MSc Thesis Defense: Hamza Arslan, INVESTIGATION OF ACTIVITY AND STABILITY OF IRIDIUM-BASED DOPED ELECTROCATALYSTS FOR WATER SPLITTING IN PEM ELECTROLYSERS, Date & Time: 22 July, 2026 – 2:00 PM, Place: FENS G015
INVESTIGATION OF ACTIVITY AND STABILITY OF IRIDIUM-BASED DOPED ELECTROCATALYSTS FOR WATER SPLITTING IN PEM ELECTROLYSERS
Hamza Arslan
Material Science and Nano Engineering, MSc Thesis, 2026
Thesis Jury
Prof. Selmiye Alkan Gürsel (Thesis Advisor)

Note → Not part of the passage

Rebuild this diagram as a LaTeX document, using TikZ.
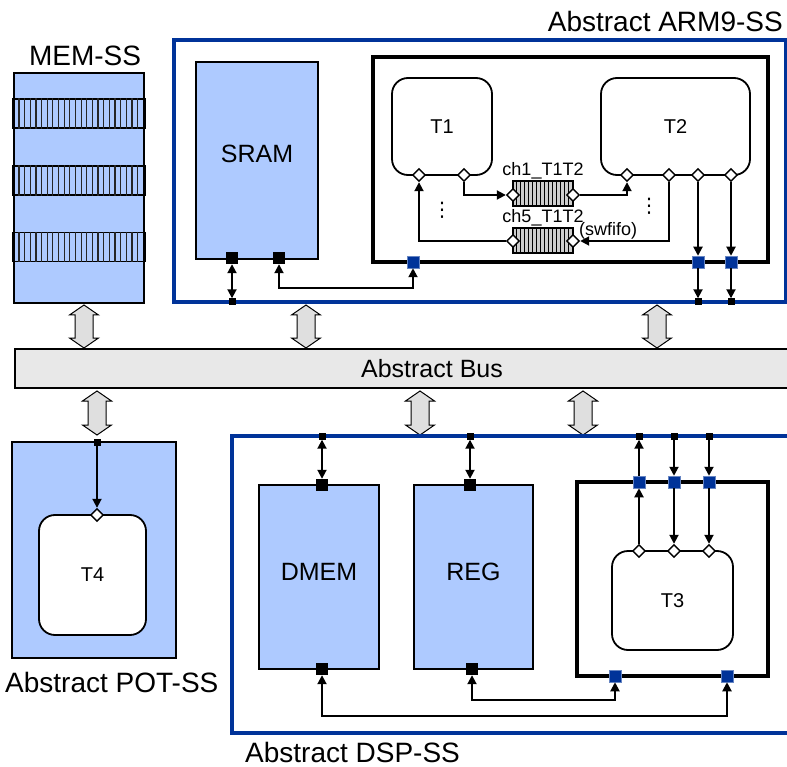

Assoc. Prof. Alp Yürüm (Thesis Co-Advisor)
Prof. Fevzi Çakmak Cebeci
Assoc. Prof. Mehmet Fatih Kaya
Prof. Ayşe Ayşe Bayrakçeken
Date & Time: 22th July, 2026 – 2.00 PM
Place: FENS G015
Zoom Link: https://sabanciuniv.zoom.us/
Meeting ID: 757 160 5835
Keywords : PEM Electrolysis, Oxygen Evolution Reaction, Iridium Oxide, Transition
Metal Doping, Amorphous Catalysts
Abstract
Proton Exchange Membrane (PEM) water electrolysis is a critical technology for sustainable green hydrogen production, yet it is significantly bottlenecked by the sluggish kinetics of the Oxygen Evolution Reaction (OER) and the high cost of Iridium-based anode catalysts. This thesis investigates the synergistic effects of tuning structural crystallinity and transition metal doping (Mn, Ni, Ti) to enhance the intrinsic electrocatalytic activity of IrO2, providing a strategic pathway to reduce noble metal reliance. Synthesized via a water-deficient sol-gel method, the structurally disordered, Mn-doped IrO2 emerged as the champion electrocatalyst, delivering a remarkably low overpotential of 287 mV at 10 mA cm⁻², a highly favorable Tafel slope of 49 mV dec⁻¹, and maintaining robust operational stability over 12 hours in acidic media. The fundamental advantage of this approach lies in the delicate balance between structural disorder and Mn incorporation. Rather than relying solely on a highly crystalline or purely amorphous phase, tuning the degree of crystallinity creates a highly heterogeneous coordination environment with an abundance of optimized active sites. This structural and electronic synergy effectively prevents the excessively strong binding of oxygen intermediates, thereby significantly accelerating OER kinetics. Ultimately, this thesis demonstrates a highly effective methodology to overcome the traditional performance limits of IrO2. By achieving superior intrinsic activity and stability, these engineered electrocatalysts provide a crucial foundation for future ultra-low noble metal loading applications, presenting a highly promising pathway for the advancement of the sustainable green hydrogen ecosystem.